А вот теперь, через много лет, я решил рассказать об этом. Не просто как о любопытном случае, в котором, на первый взгляд, нет ничего поучительного. Но поучительное, думаю, есть. Никогда, ни до ни после, мне не было так страшно, как тогда. Не потому, что позже я стал более обстрелянным, более привык, что ли, к опасностям. Во всех последующих случаях, если я подвергался опасности, я понимал, что это необходимо для дела и если со мной в результате и случится непоправимое, то погибну не зря. А вот если бы меня раздавил тот танк? Горько от мысли, что жизнь может быть отдана напрасно...
Ночью к нам подошла артиллерия. Ночью же поступил приказ начать наступление. Утром следующего дня уже было известно, что правее нас немцы пытались нанести контрудар танками и мотопехотой, но бронированный имперский кулак оказался слабее нашего щита.

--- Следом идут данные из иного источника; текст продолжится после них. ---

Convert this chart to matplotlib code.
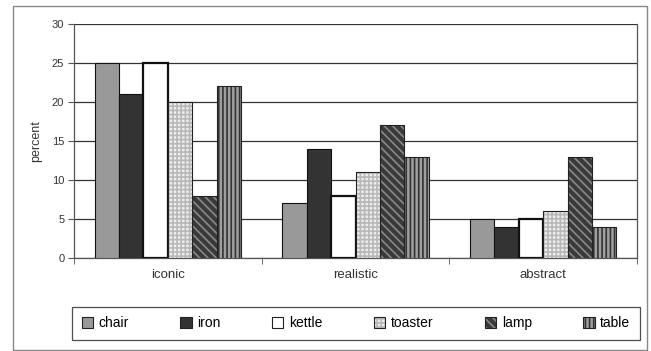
import matplotlib
matplotlib.use("Agg")
import matplotlib.pyplot as plt
from matplotlib.patches import Rectangle, Patch
from matplotlib.legend_handler import HandlerTuple
import numpy as np

plt.rcParams['font.family'] = ['Liberation Sans', 'DejaVu Sans']
plt.rcParams['hatch.linewidth'] = 1.2

# data
categories = ['iconic', 'realistic', 'abstract']
objects = ['chair', 'iron', 'kettle', 'toaster', 'lamp', 'table']
chair = [25, 7, 5]
iron = [21, 14, 4]
kettle = [25, 8, 5]
toaster = [20, 11, 6]
lamp = [8, 17, 13]
table = [22, 13, 4]
series = [chair, iron, kettle, toaster, lamp, table]

# face, hatch, hatch colour, edge width
styles = [
    ('#999999', None, None, 0.8),
    ('#333333', None, None, 0.8),
    ('#ffffff', None, None, 1.6),
    ('#eeeeee', '++++', '#b8b8b8', 0.0),
    ('#3a3a3a', '\\\\\\\\', '#8a8a8a', 0.8),
    ('#a0a0a0', '||||', '#333333', 0.8),
]

fig = plt.figure(figsize=(6.51, 3.51), dpi=100)
ax = fig.add_axes([74/651, 1-258/351, 563/651, 234/351])

x = np.arange(len(categories))
w = 0.13
for i, (vals, st) in enumerate(zip(series, styles)):
    face, hatch, hcol, lw = st
    pos = x + (i - 2.5) * w
    if hatch:
        ax.bar(pos, vals, w, color=face, hatch=hatch, edgecolor=hcol, linewidth=0, zorder=3)
        ax.bar(pos, vals, w, fill=False, edgecolor='#222222', linewidth=0.8, zorder=4)
    else:
        ax.bar(pos, vals, w, color=face, edgecolor='#111111', linewidth=lw, zorder=3)

ax.set_xlim(-0.5, 2.5)
ax.set_ylim(0, 30)
ax.set_yticks(range(0, 31, 5))
ax.yaxis.grid(True, color='#333333', linewidth=0.9, zorder=0)
ax.set_xticks(x)
ax.set_xticklabels(categories, fontsize=9.5, color='#333333')
ax.tick_params(axis='x', length=0, pad=8)
ax.set_xticks([-0.5, 0.5, 1.5, 2.5], minor=True)
ax.tick_params(axis='x', which='minor', length=4, color='#555555')
ax.tick_params(axis='y', length=4, labelsize=8, labelcolor='#333333', color='#555555', pad=3)
ax.set_ylabel('percent', fontsize=9, color='#333333', labelpad=7)
for s in ['left', 'bottom', 'right']:
    ax.spines[s].set_color('#555555')
    ax.spines[s].set_linewidth(0.9)
ax.spines['top'].set_visible(False)

handles = []
for st in styles:
    face, hatch, hcol, lw = st
    if hatch:
        handles.append((Patch(facecolor=face, edgecolor=hcol, hatch=hatch, linewidth=0),
                        Patch(fill=False, edgecolor='#222222', linewidth=0.8)))
    else:
        handles.append(Patch(facecolor=face, edgecolor='#222222', linewidth=0.8))
leg = fig.legend(handles, objects, loc='lower left', ncol=6, mode='expand',
                 bbox_to_anchor=(72/651, 1-340/351, 568/651, 33/351),
                 fontsize=10, frameon=True, fancybox=False, edgecolor='#222222',
                 handlelength=0.8, handleheight=0.8, handletextpad=0.4,
                 borderaxespad=0, borderpad=0.7,
                 handler_map={tuple: HandlerTuple(ndivide=1, pad=0)})
leg.get_frame().set_linewidth(0.9)

# outer chart frame
fig.patches.append(Rectangle((13/651, 1/351), 634/651, 344/351, transform=fig.transFigure,
                             fill=False, edgecolor='#888888', linewidth=1.0))

fig.savefig('out.png', dpi=100)
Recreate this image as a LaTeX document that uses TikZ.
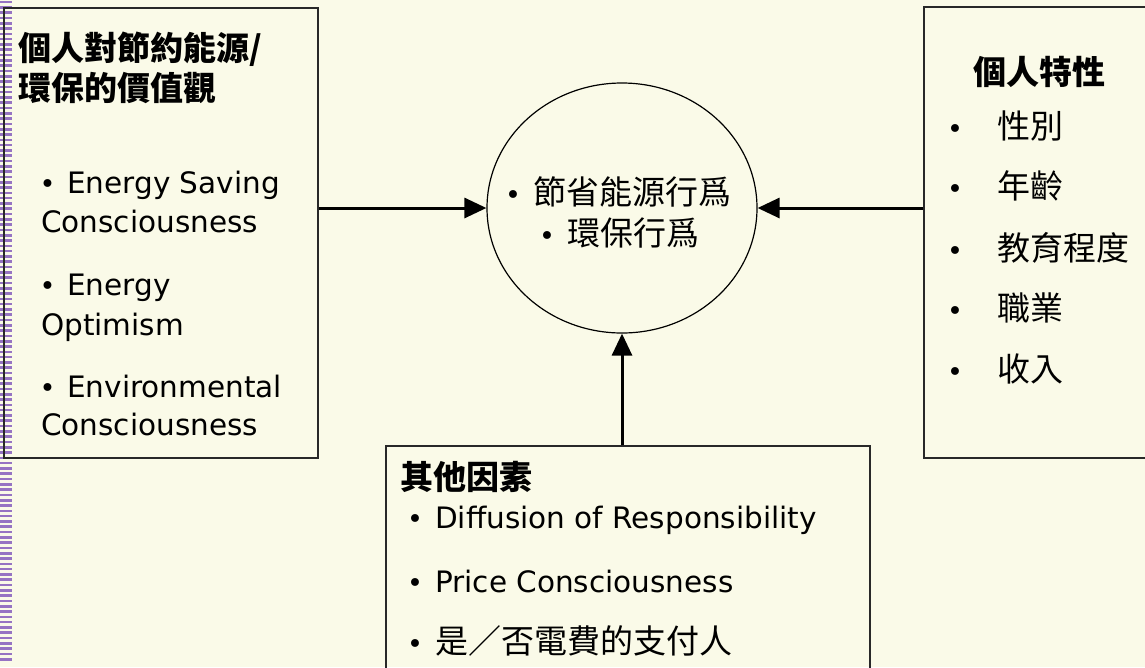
\documentclass[tikz,border=0pt]{standalone}
\usepackage{fontspec}
\setmainfont{DejaVu Sans}
\newfontfamily\cjk{Noto Sans CJK TC}
\usetikzlibrary{arrows.meta,shapes.geometric}
\definecolor{bg}{RGB}{250,250,232}
\definecolor{hatch}{RGB}{150,115,195}
\definecolor{edge}{RGB}{40,40,40}
\newcommand{\bul}{{\normalfont\fontsize{27}{27}\selectfont •}}
\begin{document}
\begin{tikzpicture}[x=1pt,y=-1pt,
  box/.style={draw=edge,line width=1.5pt,rectangle,inner sep=0},
  lat/.style={font=\fontsize{29.5}{35}\selectfont,inner sep=0,anchor=base west},
  cj/.style={font=\cjk\fontsize{33}{40}\selectfont,inner sep=0,anchor=base west},
  cjb/.style={font=\cjk\bfseries\fontsize{33}{40}\selectfont,inner sep=0,anchor=base west},
  arr/.style={line width=3pt,-{Triangle[length=22pt,width=20pt]}}]
\useasboundingbox (0,0) rectangle (1145,667);
\fill[bg] (0,0) rectangle (1145,667);
% hatched strip on the left edge
\foreach \i in {0,...,124} \draw[hatch,line width=2.6pt] (0,\i*5.3+2) -- (12,\i*5.3+2);
% boxes
\node[box,minimum width=314pt,minimum height=450pt] (lbox) at (161,233) {};
\node[box,minimum width=224pt,minimum height=451pt] (rbox) at (1036,232.5) {};
\node[box,minimum width=484pt,minimum height=224pt] (bbox) at (628,558) {};
\node[draw=black,line width=1.2pt,ellipse,minimum width=270pt,minimum height=250pt,inner sep=0] (circ) at (622,208) {};
% arrows
\draw[arr] (lbox.east |- circ.west) -- (circ.west);
\draw[arr] (rbox.west |- circ.east) -- (circ.east);
\draw[arr] (bbox.north -| circ.south) -- (circ.south);
% left box text
\node[cjb] (lt1) at (18,60.5) {個人對節約能源/};
\node[cjb] (lt2) at (18,100.5) {環保的價值觀};
\node[lat] (l1) at (39.5,193) {\makebox[27.5pt][l]{\bul}Energy Saving};
\node[lat] (l2) at (41,232) {Consciousness};
\node[lat] (l3) at (39.5,295) {\makebox[27.5pt][l]{\bul}Energy};
\node[lat] (l4) at (41,335) {Optimism};
\node[lat] (l5) at (39.5,397) {\makebox[27.5pt][l]{\bul}Environmental};
\node[lat] (l6) at (41,435) {Consciousness};
% right box text
\node[cjb] (rt) at (973,84.5) {個人特性};
\node[cj] (r1) at (947,138.5) {\makebox[50pt][l]{\bul}性別};
\node[cj] (r2) at (947,198.5) {\makebox[50pt][l]{\bul}年齡};
\node[cj] (r3) at (947,260.5) {\makebox[50pt][l]{\bul}教育程度};
\node[cj] (r4) at (947,320.5) {\makebox[50pt][l]{\bul}職業};
\node[cj] (r5) at (947,381.5) {\makebox[50pt][l]{\bul}收入};
% circle text
\node[cj] (c1) at (505,204.5) {\makebox[28pt][l]{\bul}節省能源行爲};
\node[cj] (c2) at (539,245.5) {\makebox[28pt][l]{\bul}環保行爲};
% bottom box text
\node[cjb] (bt) at (400,489.5) {其他因素};
\node[lat] (b1) at (407,528) {\makebox[28pt][l]{\bul}Diffusion of Responsibility};
\node[lat] (b2) at (407,592) {\makebox[28pt][l]{\bul}Price Consciousness};
\node[cj] (b3) at (407,653.5) {\makebox[28pt][l]{\bul}是／否電費的支付人};
\end{tikzpicture}
\end{document}
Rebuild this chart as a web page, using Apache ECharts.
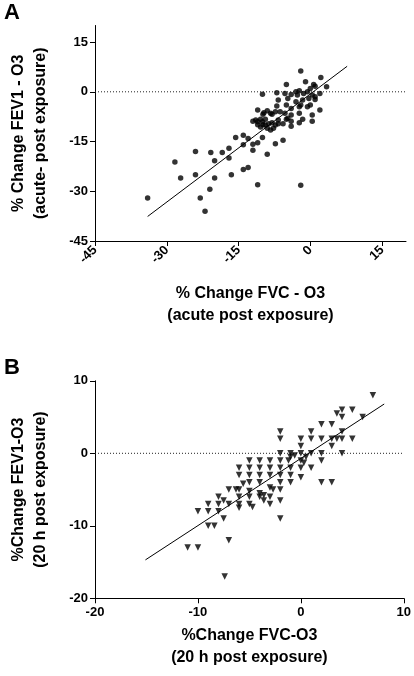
<!DOCTYPE html>
<html>
<head>
<meta charset="utf-8">
<script src="https://cdn.jsdelivr.net/npm/echarts@6/dist/echarts.min.js"></script>
<style>
html,body{margin:0;padding:0;background:#fff;}
#c{width:414px;height:676px;}
</style>
</head>
<body>
<div id="c"></div>
<script>
// Panel A: acute post exposure (FVC %change, FEV1 %change)
const pointsA = [
  [-34,-32],[-28.3,-21.2],[-27.1,-26],[-24,-18],[-24,-25],[-23,-32],[-22,-36],[-21,-29.4],
  [-20.8,-18.3],[-20,-20.8],[-20,-26],[-18.4,-18.3],[-17,-17],[-17,-20],[-16.5,-25],
  [-15.6,-13.8],[-14,-13.1],[-13,-14.1],[-14,-16],[-14,-23.4],[-13,-22.8],[-12,-15.8],
  [-11,-15.4],[-12,-17.6],[-10,-13.8],[-9,-18.8],[-7.3,-15.7],[-5.7,-14.6],[-11,-28],[-2,-28.2],
  [-2,6.3],[2.2,4.3],[-1,3],[-5,2.2],[0.7,2.2],[1,1.7],[0,1],[-0.6,0],[-1.4,-0.5],[-2.3,0.3],[-3,0],
  [-10,-0.7],[-7,-0.3],[-5.3,-0.5],[-4,-0.8],[-2.7,-1],[2,-0.5],[1,-1.5],[0.4,-1],[3.4,1.5],
  [-6.7,-2.5],[-4.7,-2],[-3,-3],[-1.6,-2.5],[-0.3,-2],[1,-2.3],
  [-7,-4.3],[-5,-4],[-4,-5],[-2.3,-4.5],[-0.6,-4.5],[0,-4],[-2,-4],
  [-11,-5.5],[-9.7,-6.3],[-8.3,-6.5],[-7.3,-6],[-6.3,-6],[-5.3,-6.5],[-4,-7],[-2.3,-6.5],[0.4,-7],[2,-5.5],
  [-12,-8.9],[-11,-9],[-10.4,-8.3],[-9.4,-8.3],[-8.7,-9.6],[-6.7,-9.6],[-5,-8.3],[-4,-8.9],[-2.3,-9.3],[-1.6,-8.3],[0.4,-8.9],
  [-11.4,-8.5],[-10,-9],[-9.4,-10],[-8,-9.3],[-7.3,-10],[-6.7,-8.5],[-5.7,-9.6],[-4.7,-8],[-4,-10.4],
  [-11,-9.9],[-10.4,-10.6],[-9.9,-9.9],[-9,-11],[-8.3,-11.5],[-7.7,-11],
  [-9.9,-6.8],[-9,-5.7],[-8,-6.8]
];
const fitA = [[-34,-37.6],[7.7,7.7]];
const zeroA = [[-45,0],[20,0]];
const ticksAX = [-45,-30,-15,0,15];
const ticksAY = [-45,-30,-15,0,15];

// Panel B: 20 h post exposure
const pointsB = [
  [7,8],[4,6],[5,6],[3.5,5.5],[4,5],[6,5],[2,4],[3,4],
  [-2,3],[1,3],[4,3],
  [-2,2],[0,2],[1,2],[2,2],[3,2],[3.5,2],[4,2],[5,2],
  [0,1],[3,1],
  [-2,0],[-1,0],[0,0],[1,0],[2,0],[4,0],
  [-1,-0.5],[-1.2,-1],[0.5,-0.5],[0,-1],[0.3,-1.3],[-0.6,-0.3],
  [2,-1],[1,-2],[2,-4],[3,-4],
  [-5,-1],[-4,-1],[-3,-1],[-2,-1],
  [-6,-2],[-5,-2],[-4,-2],[-3,-2],[-2,-2],[-1,-2],[0,-2],
  [-6,-3],[-5,-3],[-4,-3],[-3,-3],[-2,-3],[-1,-3],[0,-3.3],
  [-5.6,-4.2],[-5,-4],[-4,-4],[-2,-4],[-1,-4],
  [-3,-4.7],[-2.7,-5],[-2,-5],
  [-7,-5],[-6.3,-5],[-6,-5],[-5,-5.2],[-4,-5.5],[-3.6,-5.8],[-3,-6],[-4,-6],[-8,-6],[-6,-6],[-5,-6],
  [-2,-6.5],[-3.6,-6.5],
  [-9,-7],[-8,-7],[-7,-7],[-6,-7],[-5,-7],[-3,-7],[-4.7,-7.4],
  [-7.5,-6.5],[-6,-7.5],
  [-10,-8],[-9,-8],[-8,-8],
  [-7.5,-9],[-2,-9],
  [-9,-10],[-8.4,-10],
  [-7,-12],
  [-11,-13],[-10,-13],
  [-7.4,-17]
];
const fitB = [[-15.1,-14.7],[8.1,6.8]];
const zeroB = [[-20,0],[10,0]];

const FONT = 'Liberation Sans, Arial, sans-serif';
const labelStyle = {color:'#000', fontWeight:'bold', fontSize:13, fontFamily:FONT};
const nameStyle = {color:'#000', fontWeight:'bold', fontSize:16, fontFamily:FONT, lineHeight:22};
const axisCommon = {
  type:'value',
  axisLine:{show:true, onZero:false, lineStyle:{color:'#000', width:1}},
  axisTick:{show:true, length:5, lineStyle:{color:'#000', width:1}},
  splitLine:{show:false},
  nameLocation:'middle',
  nameTextStyle:nameStyle
};

const chart = echarts.init(document.getElementById('c'), null, {renderer:'canvas'});
chart.setOption({
  animation:false,
  backgroundColor:'#fff',
  grid:[
    {left:83, top:25.5, width:323, height:215.5},
    {left:83, top:380.8, width:322.5, height:217.5}
  ],
  xAxis:[
    Object.assign({}, axisCommon, {
      gridIndex:0, min:-45, max:20, interval:5,
      axisTick:Object.assign({}, axisCommon.axisTick, {customValues:ticksAX}),
      axisLabel:Object.assign({}, labelStyle, {customValues:ticksAX, rotate:45, margin:7}),
      name:'% Change FVC - O3\n(acute post exposure)', nameGap:42
    }),
    Object.assign({}, axisCommon, {
      gridIndex:1, min:-20, max:10, interval:10,
      axisLabel:Object.assign({}, labelStyle, {margin:8}),
      name:'%Change FVC-O3\n(20 h post exposure)', nameGap:26
    })
  ],
  yAxis:[
    Object.assign({}, axisCommon, {
      gridIndex:0, min:-45, max:20, interval:5,
      axisTick:Object.assign({}, axisCommon.axisTick, {customValues:ticksAY}),
      axisLabel:Object.assign({}, labelStyle, {customValues:ticksAY, margin:7}),
      name:'% Change FEV1 - O3\n(acute- post exposure)', nameGap:43
    }),
    Object.assign({}, axisCommon, {
      gridIndex:1, min:-20, max:10, interval:10,
      axisLabel:Object.assign({}, labelStyle, {margin:7}),
      name:'%Change FEV1-O3\n(20 h post exposure)', nameGap:43
    })
  ],
  graphic:[
    {type:'text', left:4, top:2, style:{text:'A', fill:'#000', font:'bold 22px ' + FONT}},
    {type:'text', left:4, top:357, style:{text:'B', fill:'#000', font:'bold 22px ' + FONT}}
  ],
  series:[
    {type:'line', xAxisIndex:0, yAxisIndex:0, data:zeroA, showSymbol:false, silent:true,
     lineStyle:{color:'#222', width:1, type:[1,2]}, z:1},
    {type:'line', xAxisIndex:0, yAxisIndex:0, data:fitA, showSymbol:false, silent:true,
     lineStyle:{color:'#000', width:1}, z:2},
    {type:'scatter', xAxisIndex:0, yAxisIndex:0, data:pointsA, symbol:'circle', symbolSize:5.5,
     itemStyle:{color:'#000'}, z:3},
    {type:'line', xAxisIndex:1, yAxisIndex:1, data:zeroB, showSymbol:false, silent:true,
     lineStyle:{color:'#222', width:1, type:[1,2]}, z:1},
    {type:'line', xAxisIndex:1, yAxisIndex:1, data:fitB, showSymbol:false, silent:true,
     lineStyle:{color:'#000', width:1}, z:2},
    {type:'scatter', xAxisIndex:1, yAxisIndex:1, data:pointsB, symbol:'triangle', symbolRotate:180, symbolSize:6.5,
     itemStyle:{color:'#000'}, z:3}
  ]
});
</script>
</body>
</html>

Наутро во весь голос заговорила наша артиллерия. Она била точно по уже разведанным накануне огневым точкам переднего края и по батареям противника.
Пехота поднялась сразу же, как только над вражескими позициями заклубился дым разрывов. От нашего переднего края до вражеского было далековато - в среднем без малого километр, причем по такой местности, которую Ефремов назвал краем крайностей: либо ровное поле без единого кустика и ямочки, либо глубоченный, не переходимый никакой боевой техникой овраг.
Противника удалось сбить с его обороны сразу же, с первого рывка, и он начал отход, покатился на запад. Мы неотступно пошли следом за ним.
Но и этот быстрый успех, которым мы обязаны, в первую очередь, артиллерии, не дался нам даром. Еще больше, почти до предела, поредели наши стрелковые роты. И нам уже нечем было пополняться в порядке самокомплектования, тылы были выскреблены, можно сказать, до последней возможности.
Кончилась на нашем пути голая, овражистая степь, все чаще подступали со всех сторон веселые, просвеченные солнцем августа березняки, предвестники знаменитого Брянского леса: он был уже недалек.
Где-то возле города Дмитриева-Льговского нас вывели в резерв - необходима была передышка, как и всем частям, воевавшим на Огненной дуге. Мы раскинули свой, выражаясь по-старинному, бивак в лесу, ласково осенившем нас мощными кронами старых берез.
С отрадой узнали мы, что по фронту Курской дуги противник, после нескольких мощных наших ударов, окончательно прекратил сопротивление и начал массовый отход.
В эти дни мы жили в состоянии необычайного подъема, радости завершенного труда: из газет мы уже знали, что враг отброшен на таком огромном протяжении фронта, на каком с самого начала войны мы еще не одерживали побед. Курская и Орловская области, сердцевинные земли России, вырваны из хищных когтей гитлеровского орла. Прошел лишь месяц с небольшим со дня, как грянул первый выстрел этого великого сражения. Сражения, в котором германская армия за такой короткий срок понесла колоссальные потери' сто двадцать тысяч убитыми, свыше четырех с половиной тысяч танков, две с половиной тысячи самолетов, более полутора тысяч орудий, одиннадцать тысяч автомашин...
Теперь на западе замалчивают значение наших побед вообще и победы на Курской дуге - в особенности. Но вот что сказал по этому поводу в то время Черчилль: Три огромных сражения за Курск, Орел и Харьков, все проведенные в течение двух месяцев, ознаменовали крушение германской армии на Восточном фронте.